The effort, led by Dr. Unguru, the Baltimore oncologist, recommended that the drugs be rationed based on the ability to save lives or years of life, including curability of a child’s cancer and the importance of the drug in improving the chances. It also recommended that children participating in clinical research should not get priority over those who are not, because of concerns about coercing families into trials. The group also advised that allocation decisions be public.
"The banality of evil" rears it's head again -- THIS is how socialism works! "The vagaries of distribution" indeed! Profit is the price paid for supply meeting demand! Regulate that away and numbers coursing their way through an endless myriad of bureaucratic "clearing houses", "agencies", "offices" and "czars" are supposed to match supply to demand, but never do.
Eventually, those "numbers" are people, and they are dispensed with using the same cold logic and pseudo "efficiency" as mere numbers.

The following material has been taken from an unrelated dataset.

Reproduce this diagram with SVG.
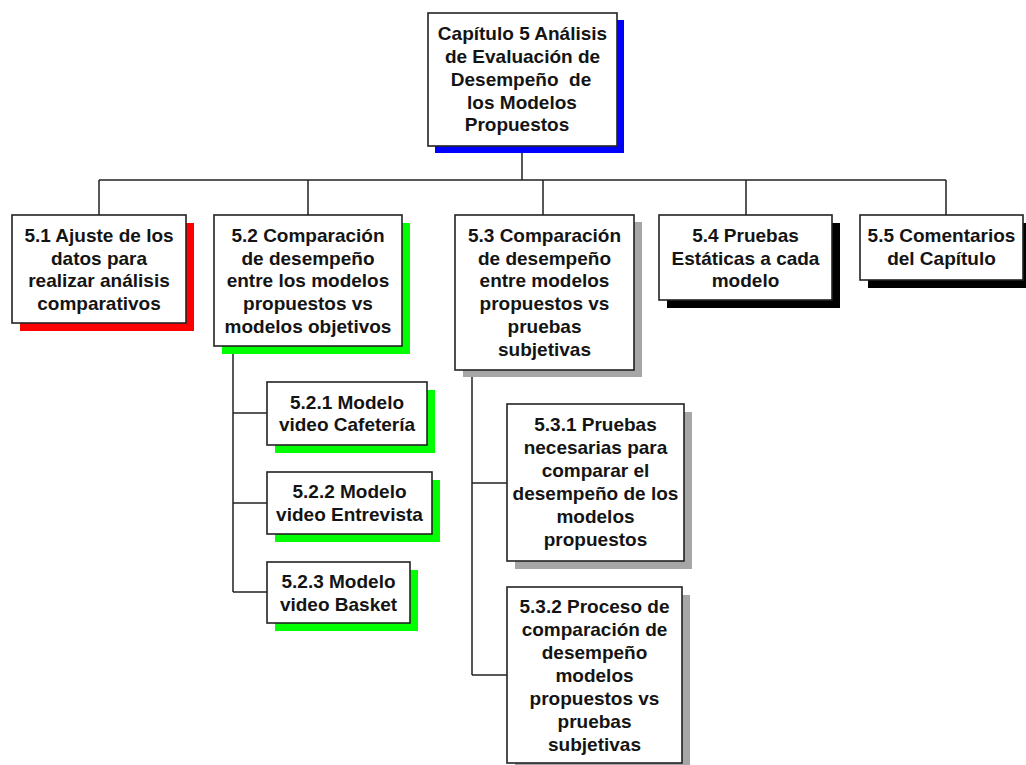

The vagaries in distribution and inconsistencies in rationing have led to calls for change. Doctors and others have suggested the creation of a clearinghouse of scarce drugs and voluntary sharing to promote equitable access for patients. Others argue that there should be a registry of patients given nonstandard treatments so the results can be tracked.
Dr. Lurie, the federal health official in charge of emergency preparedness and response, said that the government was working to encourage hospitals to conserve and substitute drugs to avoid a crisis and trying to fill gaps in manufacturing. Steps taken by the Food and Drug Administration have also helped reduce the number of shortages, she said.
IF any Sanders supporters have read this far, I'm sure they are saying, "yeah, sure ... and "capitalism", "freedom", etc are PERFECT!
NO, THEY ARE NOT! That is precisely the point -- they admit that they are NOT PERFECT, but at least they don't institutionalize evil! They KNOW and admit that. The market doesn't have to "wait 4 years to make a change" and you get to "vote" (by buying and selling) typically many times a day!